» Raw records:
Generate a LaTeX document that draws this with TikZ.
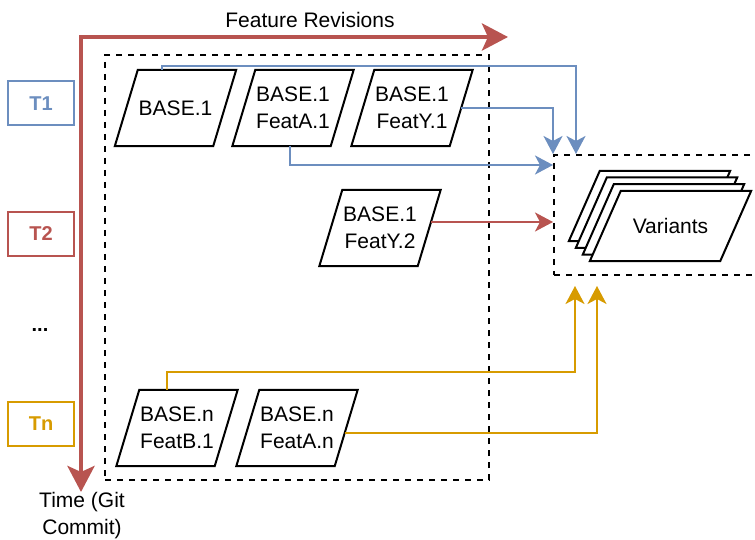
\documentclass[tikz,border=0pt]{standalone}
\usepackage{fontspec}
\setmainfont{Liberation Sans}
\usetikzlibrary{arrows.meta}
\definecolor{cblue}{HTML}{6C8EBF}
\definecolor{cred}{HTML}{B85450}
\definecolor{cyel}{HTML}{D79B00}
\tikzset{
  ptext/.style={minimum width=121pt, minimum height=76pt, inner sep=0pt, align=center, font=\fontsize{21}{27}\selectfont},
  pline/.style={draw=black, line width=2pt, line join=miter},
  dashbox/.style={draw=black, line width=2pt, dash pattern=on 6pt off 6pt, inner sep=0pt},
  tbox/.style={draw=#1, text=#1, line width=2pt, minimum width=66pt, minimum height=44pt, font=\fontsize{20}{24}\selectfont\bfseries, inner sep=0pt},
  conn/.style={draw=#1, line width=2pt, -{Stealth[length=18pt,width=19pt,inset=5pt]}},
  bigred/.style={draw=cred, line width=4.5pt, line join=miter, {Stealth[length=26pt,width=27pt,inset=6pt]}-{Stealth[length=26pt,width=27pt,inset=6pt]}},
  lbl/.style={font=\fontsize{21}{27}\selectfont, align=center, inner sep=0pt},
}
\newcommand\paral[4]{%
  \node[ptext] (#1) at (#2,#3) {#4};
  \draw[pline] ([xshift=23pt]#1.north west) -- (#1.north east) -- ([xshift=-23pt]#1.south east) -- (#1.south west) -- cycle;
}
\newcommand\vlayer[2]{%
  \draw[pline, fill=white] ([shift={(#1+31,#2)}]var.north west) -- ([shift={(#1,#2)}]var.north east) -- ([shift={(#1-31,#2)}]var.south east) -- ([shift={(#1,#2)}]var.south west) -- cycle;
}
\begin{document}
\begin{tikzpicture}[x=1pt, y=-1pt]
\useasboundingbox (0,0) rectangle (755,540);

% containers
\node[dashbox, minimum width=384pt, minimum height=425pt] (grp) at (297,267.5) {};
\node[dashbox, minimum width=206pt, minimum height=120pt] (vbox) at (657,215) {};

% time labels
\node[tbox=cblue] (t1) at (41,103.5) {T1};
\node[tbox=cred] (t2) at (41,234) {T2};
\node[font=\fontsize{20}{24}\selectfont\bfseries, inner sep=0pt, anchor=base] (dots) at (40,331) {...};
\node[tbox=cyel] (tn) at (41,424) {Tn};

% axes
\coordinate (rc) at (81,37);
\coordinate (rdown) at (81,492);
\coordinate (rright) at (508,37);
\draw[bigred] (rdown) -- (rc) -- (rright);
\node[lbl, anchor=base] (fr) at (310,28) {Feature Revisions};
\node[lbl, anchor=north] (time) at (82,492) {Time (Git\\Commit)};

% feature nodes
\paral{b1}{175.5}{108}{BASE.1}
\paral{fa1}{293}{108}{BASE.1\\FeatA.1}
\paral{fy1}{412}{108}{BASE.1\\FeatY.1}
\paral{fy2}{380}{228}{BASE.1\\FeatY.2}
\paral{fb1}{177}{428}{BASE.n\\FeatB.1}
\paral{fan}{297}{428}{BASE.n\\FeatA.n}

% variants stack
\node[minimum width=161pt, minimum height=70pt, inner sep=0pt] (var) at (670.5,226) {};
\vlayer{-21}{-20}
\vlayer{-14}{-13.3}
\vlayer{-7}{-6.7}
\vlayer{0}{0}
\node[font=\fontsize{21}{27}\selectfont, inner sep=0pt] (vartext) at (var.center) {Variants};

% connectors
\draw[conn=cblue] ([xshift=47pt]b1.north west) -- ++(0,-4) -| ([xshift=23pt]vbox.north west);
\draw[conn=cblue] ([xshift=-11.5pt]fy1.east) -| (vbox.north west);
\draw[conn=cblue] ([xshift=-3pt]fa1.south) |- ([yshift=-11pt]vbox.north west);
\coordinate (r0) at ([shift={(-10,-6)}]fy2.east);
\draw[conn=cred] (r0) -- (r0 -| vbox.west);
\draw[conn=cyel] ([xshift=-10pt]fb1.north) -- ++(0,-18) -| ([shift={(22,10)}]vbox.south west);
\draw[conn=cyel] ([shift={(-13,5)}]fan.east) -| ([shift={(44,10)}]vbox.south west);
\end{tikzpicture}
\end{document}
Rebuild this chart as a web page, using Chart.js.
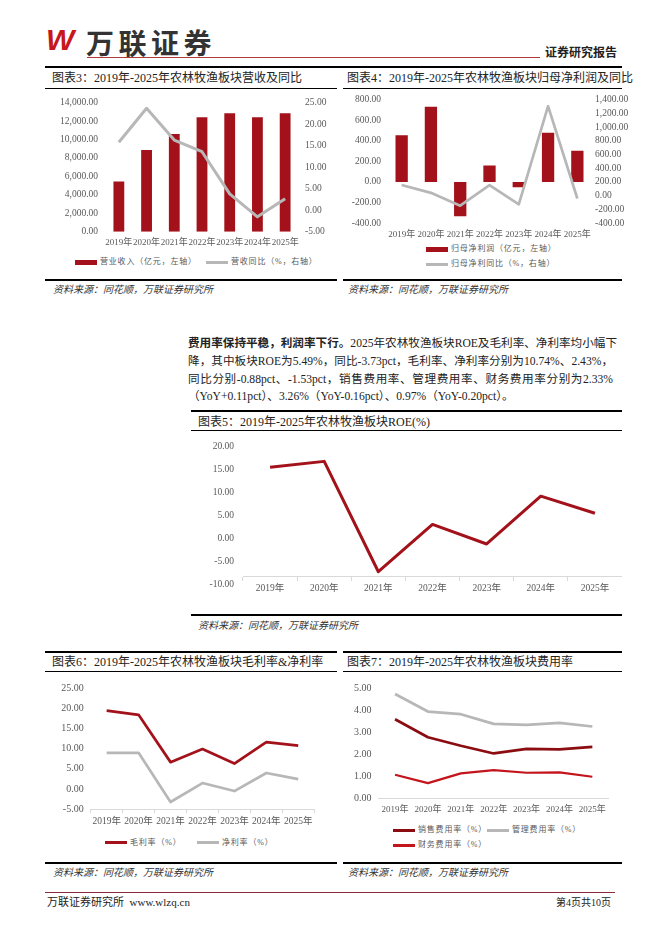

» Objective:
Return each line where "this" shows up.

» Written solution:
Generate a LaTeX document that draws this with TikZ.
Rebuild this chart as a web page, using Chart.js.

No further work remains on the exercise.